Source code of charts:
%%

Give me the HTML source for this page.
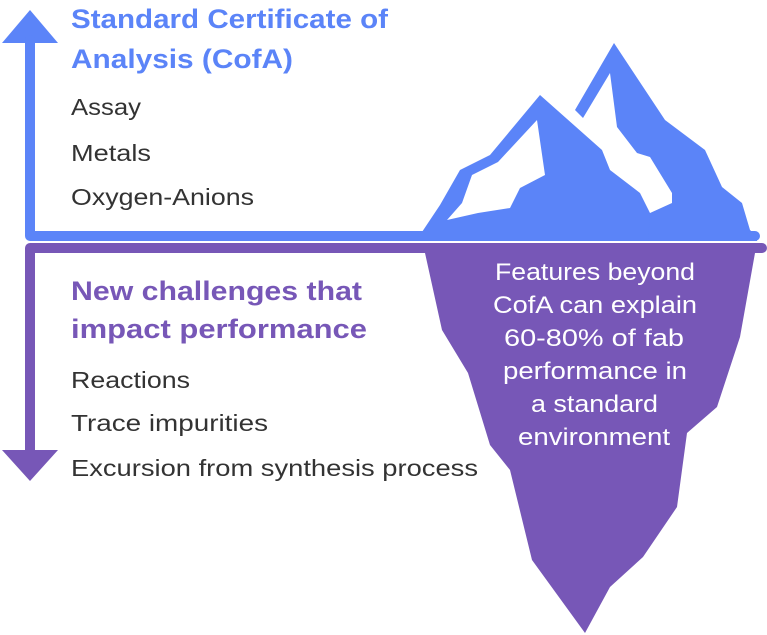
<!DOCTYPE html>
<html><head><style>
body{margin:0;background:#fff;width:767px;height:635px;overflow:hidden}
svg{display:block}
.t{font-family:"Liberation Sans",sans-serif}
</style></head><body>
<svg width="767" height="635" viewBox="0 0 767 635" xmlns="http://www.w3.org/2000/svg">
<polygon points="30,10 58,43 2,43" fill="#5b84f8"/>
<path d="M30,40 V236 H755" stroke="#5b84f8" stroke-width="10" fill="none" stroke-linejoin="round" stroke-linecap="round"/>
<path d="M762,248 H30 V452" stroke="#7757b7" stroke-width="10" fill="none" stroke-linejoin="round" stroke-linecap="round"/>
<polygon points="2,450 58,450 30,481" fill="#7757b7"/>
<polygon fill="#5b84f8" points="422,232 440,205 460,170 490,155 540,95 602,150 610,170 640,193 650,213 650,240 422,240"/>
<polygon fill="#5b84f8" points="575,110 614,43 665,120 705,150 722,187 742,203 750,230 757,236 757,241 648,241 650,213 672,203 672,193 650,157 637,153 617,127 610,73 583,118"/>
<polygon fill="#fff" points="537,120 545,175 520,188 510,208 478,213 447,220 462,203 472,175 498,162"/>
<polygon fill="#7757b7" points="425,253 755,253 740,337 717,407 687,433 677,507 643,557 610,587 585,633 532,560 510,470 490,445 468,373 442,330"/>
<g class="t" font-size="24" fill="#fff" lengthAdjust="spacingAndGlyphs">
<text x="495" y="280" textLength="200" lengthAdjust="spacingAndGlyphs">Features beyond</text>
<text x="493" y="313" textLength="204" lengthAdjust="spacingAndGlyphs">CofA can explain</text>
<text x="504" y="346" textLength="180" lengthAdjust="spacingAndGlyphs">60-80% of fab</text>
<text x="503" y="379" textLength="184" lengthAdjust="spacingAndGlyphs">performance in</text>
<text x="531" y="412" textLength="127" lengthAdjust="spacingAndGlyphs">a standard</text>
<text x="518" y="445" textLength="152" lengthAdjust="spacingAndGlyphs">environment</text>
</g>
<g class="t" font-size="27" font-weight="bold" fill="#5b84f8">
<text x="71" y="28" textLength="317" lengthAdjust="spacingAndGlyphs">Standard Certificate of</text>
<text x="71" y="68" textLength="222" lengthAdjust="spacingAndGlyphs">Analysis (CofA)</text>
</g>
<g class="t" font-size="27" font-weight="bold" fill="#7757b7">
<text x="71" y="300" textLength="291" lengthAdjust="spacingAndGlyphs">New challenges that</text>
<text x="71" y="338" textLength="296" lengthAdjust="spacingAndGlyphs">impact performance</text>
</g>
<g class="t" font-size="23" fill="#333">
<text x="71" y="115" textLength="70" lengthAdjust="spacingAndGlyphs">Assay</text>
<text x="71" y="161" textLength="80" lengthAdjust="spacingAndGlyphs">Metals</text>
<text x="71" y="205" textLength="183" lengthAdjust="spacingAndGlyphs">Oxygen-Anions</text>
<text x="71" y="388" textLength="119" lengthAdjust="spacingAndGlyphs">Reactions</text>
<text x="71" y="431" textLength="197" lengthAdjust="spacingAndGlyphs">Trace impurities</text>
<text x="71" y="476" textLength="407" lengthAdjust="spacingAndGlyphs">Excursion from synthesis process</text>
</g>
</svg>
</body></html>
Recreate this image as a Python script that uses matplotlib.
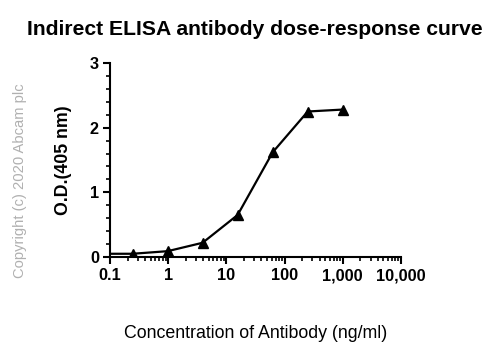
import matplotlib
matplotlib.use("Agg")
import matplotlib.pyplot as plt
from matplotlib.ticker import FixedLocator, MultipleLocator, LogLocator, NullFormatter

plt.rcParams['font.family'] = ['Liberation Sans', 'DejaVu Sans']

# concentration (ng/ml) and O.D. 405 nm
conc = [0.244, 0.977, 3.9, 15.6, 62.5, 250, 1000]
od = [0.05, 0.09, 0.22, 0.65, 1.62, 2.25, 2.28]
# line starts at the left edge of the axis
line_x = [0.1] + conc
line_y = [0.05] + od

xticks = [0.1, 1, 10, 100, 1000, 10000]
xlabels = ["0.1", "1", "10", "100", "1,000", "10,000"]
yticks = [0, 1, 2, 3]

fig = plt.figure(figsize=(4.99, 3.52), dpi=100)
ax = fig.add_axes([110/499, 1 - 257/352, (401-110)/499, (257-63)/352])

ax.plot(line_x, line_y, color="black", lw=1.6)
ax.plot(conc, od, linestyle="none", marker="^", color="black", markersize=6.5)

ax.set_xscale("log")
ax.set_xlim(0.1, 10000)
ax.set_ylim(0, 3)
ax.xaxis.set_major_locator(FixedLocator(xticks))
ax.set_xticklabels(xlabels)
ax.xaxis.set_minor_locator(LogLocator(base=10, subs=range(2, 10)))
ax.xaxis.set_minor_formatter(NullFormatter())
ax.set_yticks(yticks)
ax.yaxis.set_minor_locator(MultipleLocator(0.2))

for s in ["top", "right"]:
    ax.spines[s].set_visible(False)
for s in ["left", "bottom"]:
    ax.spines[s].set_linewidth(1.5)
ax.tick_params(which="major", length=5, width=1.5, labelsize=11.7, pad=3)
ax.tick_params(which="minor", length=3, width=1.2)
for lab in ax.get_xticklabels() + ax.get_yticklabels():
    lab.set_fontweight("bold")

ax.set_ylabel("O.D.(405 nm)", fontsize=12.8, fontweight="bold", labelpad=13)
ax.set_xlabel("Concentration of Antibody (ng/ml)", fontsize=12.8, labelpad=30)
fig.text(255/499, 1 - 35/352, "Indirect ELISA antibody dose-response curve", ha="center",
         va="baseline", fontsize=15.2, fontweight="bold")
fig.text(20/499, 1 - 181/352, "Copyright (c) 2020 Abcam plc", rotation=90, ha="center",
         va="center", fontsize=10.6, color="#b0b0b0")

fig.savefig("out.png", dpi=100)
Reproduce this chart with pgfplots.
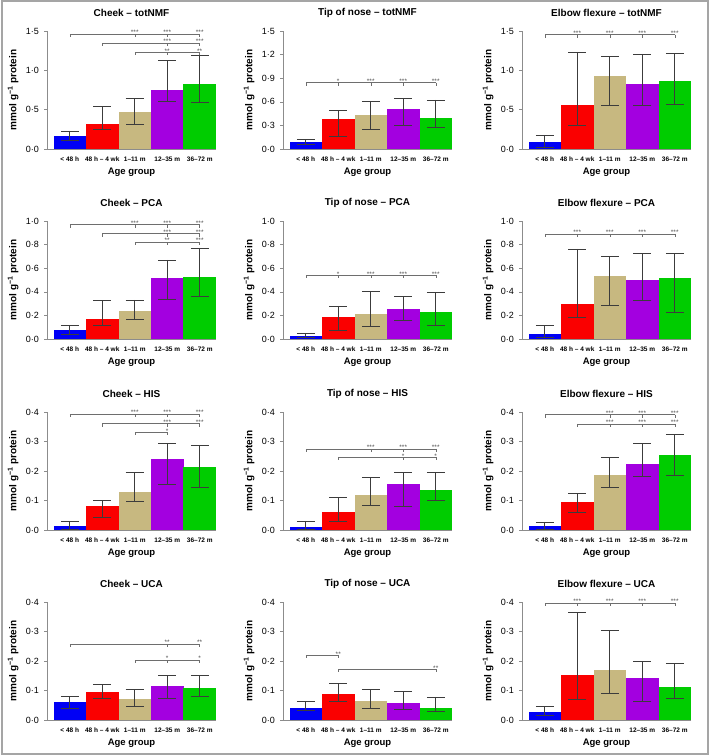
\documentclass[border=0pt]{standalone}
\usepackage{fontspec}
\setmainfont{Liberation Sans}
\usepackage{pgfplots}
\usepackage{pgfplotstable}
\pgfplotsset{compat=1.18}

\definecolor{cA}{RGB}{0,0,245}
\definecolor{cB}{RGB}{250,0,0}
\definecolor{cC}{RGB}{199,184,128}
\definecolor{cD}{RGB}{163,0,224}
\definecolor{cE}{RGB}{0,204,0}
\definecolor{axgray}{RGB}{140,140,140}
\definecolor{errc}{RGB}{60,60,60}
\definecolor{brkc}{RGB}{110,110,110}

\pgfdeclareplotmark{tickdown}{\pgfpathmoveto{\pgfpointorigin}\pgfpathlineto{\pgfpoint{0pt}{-3pt}}\pgfusepathqstroke}

% x y lo hi  (bar = median, error bar = lo..hi)
\pgfplotstableread{
x y lo hi
0 0.164 0.105 0.231
1 0.32 0.25 0.545
2 0.466 0.31 0.64
3 0.75 0.61 1.13
4 0.83 0.59 1.19
}\tA
\pgfplotstableread{
x y lo hi
0 0.084 0.06 0.12
1 0.375 0.165 0.49
2 0.43 0.245 0.61
3 0.505 0.30 0.65
4 0.40 0.27 0.625
}\tB
\pgfplotstableread{
x y lo hi
0 0.09 0.025 0.18
1 0.56 0.30 1.235
2 0.93 0.56 1.18
3 0.83 0.56 1.21
4 0.87 0.57 1.215
}\tC
\pgfplotstableread{
x y lo hi
0 0.076 0.042 0.113
1 0.172 0.115 0.33
2 0.24 0.166 0.332
3 0.518 0.335 0.67
4 0.527 0.358 0.766
}\tD
\pgfplotstableread{
x y lo hi
0 0.028 0.014 0.048
1 0.186 0.07 0.28
2 0.214 0.11 0.40
3 0.256 0.158 0.358
4 0.228 0.118 0.394
}\tE
\pgfplotstableread{
x y lo hi
0 0.04 0.011 0.115
1 0.293 0.186 0.763
2 0.532 0.282 0.704
3 0.504 0.327 0.724
4 0.515 0.225 0.724
}\tF
\pgfplotstableread{
x y lo hi
0 0.014 0.002 0.028
1 0.083 0.042 0.099
2 0.13 0.097 0.194
3 0.241 0.156 0.295
4 0.212 0.145 0.287
}\tG
\pgfplotstableread{
x y lo hi
0 0.010 0.001 0.031
1 0.06 0.029 0.11
2 0.12 0.083 0.177
3 0.155 0.08 0.195
4 0.136 0.102 0.195
}\tH
\pgfplotstableread{
x y lo hi
0 0.014 0.003 0.025
1 0.094 0.059 0.125
2 0.185 0.144 0.248
3 0.223 0.181 0.293
4 0.254 0.186 0.324
}\tI
\pgfplotstableread{
x y lo hi
0 0.06 0.038 0.08
1 0.094 0.073 0.121
2 0.07 0.046 0.103
3 0.114 0.073 0.15
4 0.108 0.079 0.151
}\tJ
\pgfplotstableread{
x y lo hi
0 0.04 0.032 0.064
1 0.089 0.064 0.124
2 0.066 0.041 0.105
3 0.056 0.035 0.097
4 0.041 0.028 0.078
}\tK
\pgfplotstableread{
x y lo hi
0 0.028 0.015 0.046
1 0.151 0.071 0.366
2 0.169 0.091 0.303
3 0.142 0.063 0.198
4 0.113 0.073 0.192
}\tL

\pgfplotsset{
  table/iqr/.style={x=x, y=y,
    y error plus expr=\thisrow{hi}-\thisrow{y},
    y error minus expr=\thisrow{y}-\thisrow{lo}},
  barst/.style={ybar, bar width=1, bar shift=0pt, draw=none,
    error bars/y dir=both, error bars/y explicit,
    error bars/error bar style={draw=errc, line width=0.6pt},
    error bars/error mark options={rotate=90, mark size=9pt, draw=errc, line width=0.6pt}},
  brk/.style={sharp plot, draw=brkc, line width=0.5pt, mark=tickdown,
    mark options={draw=brkc, line width=0.5pt},
    nodes near coords, point meta=explicit symbolic,
    every node near coord/.append style={font=\fontsize{6.5}{7}\selectfont, inner sep=0pt, anchor=south, yshift=-1pt, text=black!70}},
  panel/.style={
    scale only axis, width=169pt, height=118pt,
    anchor=south west, clip=false,
    xmin=-0.7, xmax=4.5, ymin=0,
    axis x line*=bottom, axis y line*=left,
    axis line style={-, draw=axgray, line width=0.6pt},
    x axis line style={-}, y axis line style={-},
    xtick={0,1,2,3,4},
    xticklabels={{< 48 h},{48 h – 4 wk},{1–11 m},{12–35 m},{36–72 m}},
    x tick label style={font=\bfseries\fontsize{6.5}{7}\selectfont, anchor=north, inner sep=0pt, yshift=-5pt},
    xtick style={draw=none},
    y tick label style={font=\fontsize{9}{10}\selectfont, anchor=east, inner sep=0pt, xshift=-5pt},
    ytick style={draw=axgray, line width=0.5pt},
    tick align=outside, major tick length=3pt,
    xlabel={Age group},
    ylabel={mmol g\textsuperscript{−1} protein},
    every axis x label/.style={at={(axis description cs:0.5,0)}, anchor=center, yshift=-23pt, font=\bfseries\fontsize{9.5}{11}\selectfont},
    every axis y label/.style={at={(axis description cs:-0.2,0.5)}, rotate=90, anchor=center, font=\bfseries\fontsize{10}{12}\selectfont},
    every axis title/.style={at={(axis description cs:0.5,1)}, anchor=center, yshift=18pt, font=\bfseries\fontsize{10}{12}\selectfont},
  },
  rA/.style={ymax=1.5, ytick={0,0.5,1,1.5}, yticklabels={0·0,0·5,1·0,1·5}},
  rB/.style={ymax=1.5, ytick={0,0.3,0.6,0.9,1.2,1.5}, yticklabels={0·0,0·3,0·6,0·9,1·2,1·5}},
  rC/.style={ymax=1.0, ytick={0,0.2,0.4,0.6,0.8,1.0}, yticklabels={0·0,0·2,0·4,0·6,0·8,1·0}},
  rD/.style={ymax=0.4, ytick={0,0.1,0.2,0.3,0.4}, yticklabels={0·0,0·1,0·2,0·3,0·4}},
}

\newcommand\bars[1]{%
  \addplot[barst, fill=cA, restrict x to domain=-0.2:0.2] table[iqr]{#1};
  \addplot[barst, fill=cB, restrict x to domain=0.8:1.2] table[iqr]{#1};
  \addplot[barst, fill=cC, restrict x to domain=1.8:2.2] table[iqr]{#1};
  \addplot[barst, fill=cD, restrict x to domain=2.8:3.2] table[iqr]{#1};
  \addplot[barst, fill=cE, restrict x to domain=3.8:4.2] table[iqr]{#1};
}

\begin{document}
\begin{tikzpicture}
\path[use as bounding box] (0,0) rectangle (709pt,756pt);
\draw[color={rgb,255:red,165;green,165;blue,165}, line width=2pt] (1.5pt,1.5pt) rectangle (707.5pt,754.5pt);

% ---------------- Row 1 ----------------
\begin{axis}[panel, rA, at={(47pt,607pt)}, title={Cheek – totNMF}]
\bars{\tA}
\addplot[brk] coordinates {(0,1.46) [{}] (2,1.46) [***] (3,1.46) [***] (4,1.46) [***]};
\addplot[brk] coordinates {(1,1.345) [{}] (3,1.345) [***] (4,1.345) [***]};
\addplot[brk] coordinates {(2,1.227) [{}] (3,1.227) [**] (4,1.227) [**]};
\end{axis}

\begin{axis}[panel, rB, at={(283pt,607pt)}, title={Tip of nose – totNMF}]
\bars{\tB}
\addplot[brk] coordinates {(0,0.845) [{}] (1,0.845) [*] (2,0.845) [***] (3,0.845) [***] (4,0.845) [***]};
\end{axis}

\begin{axis}[panel, rA, at={(522pt,607pt)}, title={Elbow flexure – totNMF}]
\bars{\tC}
\addplot[brk] coordinates {(0,1.455) [{}] (1,1.455) [***] (2,1.455) [***] (3,1.455) [***] (4,1.455) [***]};
\end{axis}

% ---------------- Row 2 ----------------
\begin{axis}[panel, rC, at={(47pt,417pt)}, title={Cheek – PCA}]
\bars{\tD}
\addplot[brk] coordinates {(0,0.97) [{}] (2,0.97) [***] (3,0.97) [***] (4,0.97) [***]};
\addplot[brk] coordinates {(1,0.893) [{}] (3,0.893) [***] (4,0.893) [***]};
\addplot[brk] coordinates {(2,0.82) [{}] (3,0.82) [**] (4,0.82) [***]};
\end{axis}

\begin{axis}[panel, rC, at={(283pt,417pt)}, title={Tip of nose – PCA}]
\bars{\tE}
\addplot[brk] coordinates {(0,0.54) [{}] (1,0.54) [*] (2,0.54) [***] (3,0.54) [***] (4,0.54) [***]};
\end{axis}

\begin{axis}[panel, rC, at={(522pt,417pt)}, title={Elbow flexure – PCA}]
\bars{\tF}
\addplot[brk] coordinates {(0,0.89) [{}] (1,0.89) [***] (2,0.89) [***] (3,0.89) [***] (4,0.89) [***]};
\end{axis}

% ---------------- Row 3 ----------------
\begin{axis}[panel, rD, at={(47pt,226pt)}, title={Cheek – HIS}]
\bars{\tG}
\addplot[brk] coordinates {(0,0.393) [{}] (2,0.393) [***] (3,0.393) [***] (4,0.393) [***]};
\addplot[brk] coordinates {(1,0.361) [{}] (3,0.361) [***] (4,0.361) [***]};
\addplot[brk] coordinates {(2,0.331) [{}] (3,0.331) [*]};
\end{axis}

\begin{axis}[panel, rD, at={(283pt,226pt)}, title={Tip of nose – HIS}]
\bars{\tH}
\addplot[brk] coordinates {(0,0.275) [{}] (2,0.275) [***] (3,0.275) [***] (4,0.275) [***]};
\addplot[brk] coordinates {(1,0.246) [{}] (3,0.246) [*] (4,0.246) [*]};
\end{axis}

\begin{axis}[panel, rD, at={(522pt,226pt)}, title={Elbow flexure – HIS}]
\bars{\tI}
\addplot[brk] coordinates {(0,0.391) [{}] (2,0.391) [***] (3,0.391) [***] (4,0.391) [***]};
\addplot[brk] coordinates {(1,0.36) [{}] (2,0.36) [***] (3,0.36) [***] (4,0.36) [***]};
\end{axis}

% ---------------- Row 4 ----------------
\begin{axis}[panel, rD, at={(47pt,36pt)}, title={Cheek – UCA}]
\bars{\tJ}
\addplot[brk] coordinates {(0,0.257) [{}] (3,0.257) [**] (4,0.257) [**]};
\addplot[brk] coordinates {(2,0.203) [{}] (3,0.203) [*] (4,0.203) [*]};
\end{axis}

\begin{axis}[panel, rD, at={(283pt,36pt)}, title={Tip of nose – UCA}]
\bars{\tK}
\addplot[brk] coordinates {(0,0.219) [{}] (1,0.219) [**]};
\addplot[brk] coordinates {(1,0.172) [{}] (4,0.172) [**]};
\end{axis}

\begin{axis}[panel, rD, at={(522pt,36pt)}, title={Elbow flexure – UCA}]
\bars{\tL}
\addplot[brk] coordinates {(0,0.396) [{}] (1,0.396) [***] (2,0.396) [***] (3,0.396) [***] (4,0.396) [***]};
\end{axis}
\end{tikzpicture}
\end{document}
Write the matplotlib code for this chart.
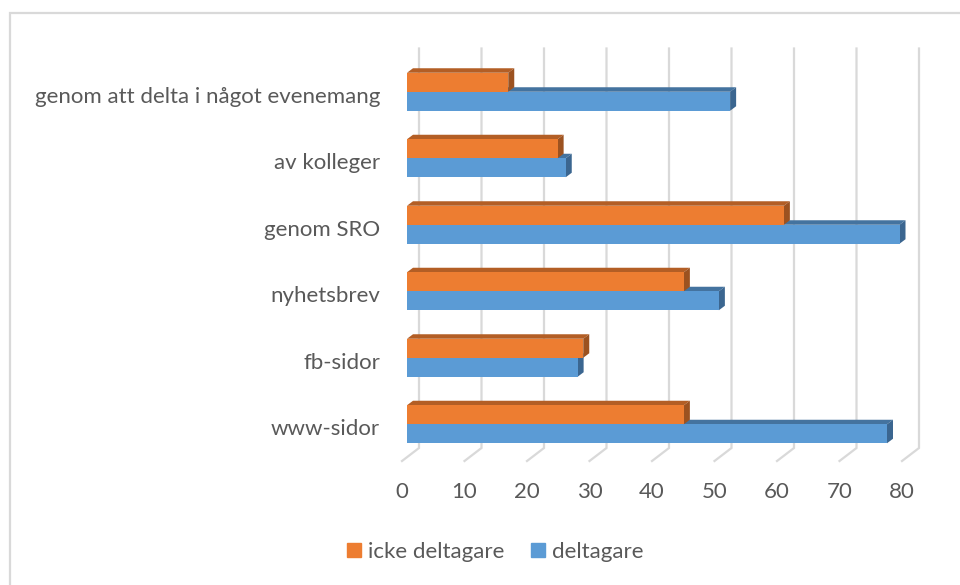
import matplotlib
matplotlib.use("Agg")
import matplotlib.pyplot as plt
from matplotlib.patches import Polygon
from matplotlib.lines import Line2D

# categories bottom to top, same order as the horizontal bars
categories = ["www-sidor", "fb-sidor", "nyhetsbrev", "genom SRO", "av kolleger",
              "genom att delta i något evenemang"]
deltagare = [76.8, 27.3, 49.9, 78.8, 25.4, 51.7]
icke_deltagare = [44.3, 28.2, 44.3, 60.3, 24.1, 16.2]
x_ticks = [0, 10, 20, 30, 40, 50, 60, 70, 80]

W, H = 960, 585
TEXT = "#595959"
GRID = "#d9d9d9"

plt.rcParams["font.family"] = ["Lato", "DejaVu Sans"]

fig = plt.figure(figsize=(W / 100, H / 100), dpi=100)

# front plane of the bars: x 0..80 -> 407..907 px, y 0..5 -> 424..92 px
left, right = 407, 907
top, bottom = 58.5, 457.5
ax = fig.add_axes([left / W, 1 - bottom / H, (right - left) / W, (bottom - top) / H])
ax.set_xlim(0, 80)
ax.set_ylim(-0.5, 5.5)
ax.axis("off")

px_x = 80 / (right - left)
px_y = 6 / (bottom - top)
depth_x = 6 * px_x
depth_y = 4.5 * px_y
bar_h = 19 * px_y

# outer frame, only top and left show in the crop
fig.add_artist(Line2D([9.5 / W, 9.5 / W, 1], [0, 1 - 12.5 / H, 1 - 12.5 / H], color=GRID, lw=1.6,
                      solid_joinstyle="miter"))

# back wall gridlines and floor ticks
for t in x_ticks:
    xb = t + 12 * px_x
    xf = t - 5 * px_x
    yb = -0.5 + 9.5 * px_y
    yf = -0.5 - 3.5 * px_y
    ax.plot([xf, xb, xb], [yf, yb, 5.5 + 10 * px_y], color=GRID, lw=1.6, clip_on=False, zorder=1,
            solid_joinstyle="miter")
    ax.text(t - 5 * px_x, -0.5 - 35 * px_y, str(t), ha="center", va="center",
            fontsize=16, color=TEXT)


def bar3d(y0, value, front, top_col, side_col, z):
    ax.add_patch(Polygon([(0, y0 + bar_h), (depth_x, y0 + bar_h + depth_y),
                          (value + depth_x, y0 + bar_h + depth_y), (value, y0 + bar_h)],
                         closed=True, facecolor=top_col, edgecolor="none", zorder=z, clip_on=False))
    ax.add_patch(Polygon([(value, y0), (value + depth_x, y0 + depth_y),
                          (value + depth_x, y0 + bar_h + depth_y), (value, y0 + bar_h)],
                         closed=True, facecolor=side_col, edgecolor="none", zorder=z, clip_on=False))
    ax.barh(y0, value, height=bar_h, align="edge", color=front, edgecolor="none", zorder=z + 0.1)


for i, cat in enumerate(categories):
    bar3d(i - bar_h, deltagare[i], "#5b9bd5", "#44739f", "#3b6690", 2 + i * 0.01)
    bar3d(i, icke_deltagare[i], "#ed7d31", "#b35e25", "#9c5220", 3 + i * 0.01)
    ax.text(-27 * px_x, i - 5 * px_y, cat, ha="right", va="center", fontsize=16, color=TEXT)

handles = [Line2D([], [], marker="s", ls="none", ms=10, color="#ed7d31", label="icke deltagare"),
           Line2D([], [], marker="s", ls="none", ms=10, color="#5b9bd5", label="deltagare")]
fig.legend(handles=handles, loc="center", bbox_to_anchor=(495 / W, 1 - 552 / H), ncol=2,
           frameon=False, fontsize=16, labelcolor=TEXT, handlelength=0.65, handletextpad=0.3,
           columnspacing=1.2)

fig.savefig("out.png", dpi=100)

%%

Aim of the task:
In the listing above, find the line containing "Write the matplotlib code for this chart." and the line containing "from matplotlib.lines import Line2D". Reproduce those lines and all between them exactly, with no pictures and nothing more.

Result of the exercise:
Write the matplotlib code for this chart.
import matplotlib
matplotlib.use("Agg")
import matplotlib.pyplot as plt
from matplotlib.patches import Polygon
from matplotlib.lines import Line2D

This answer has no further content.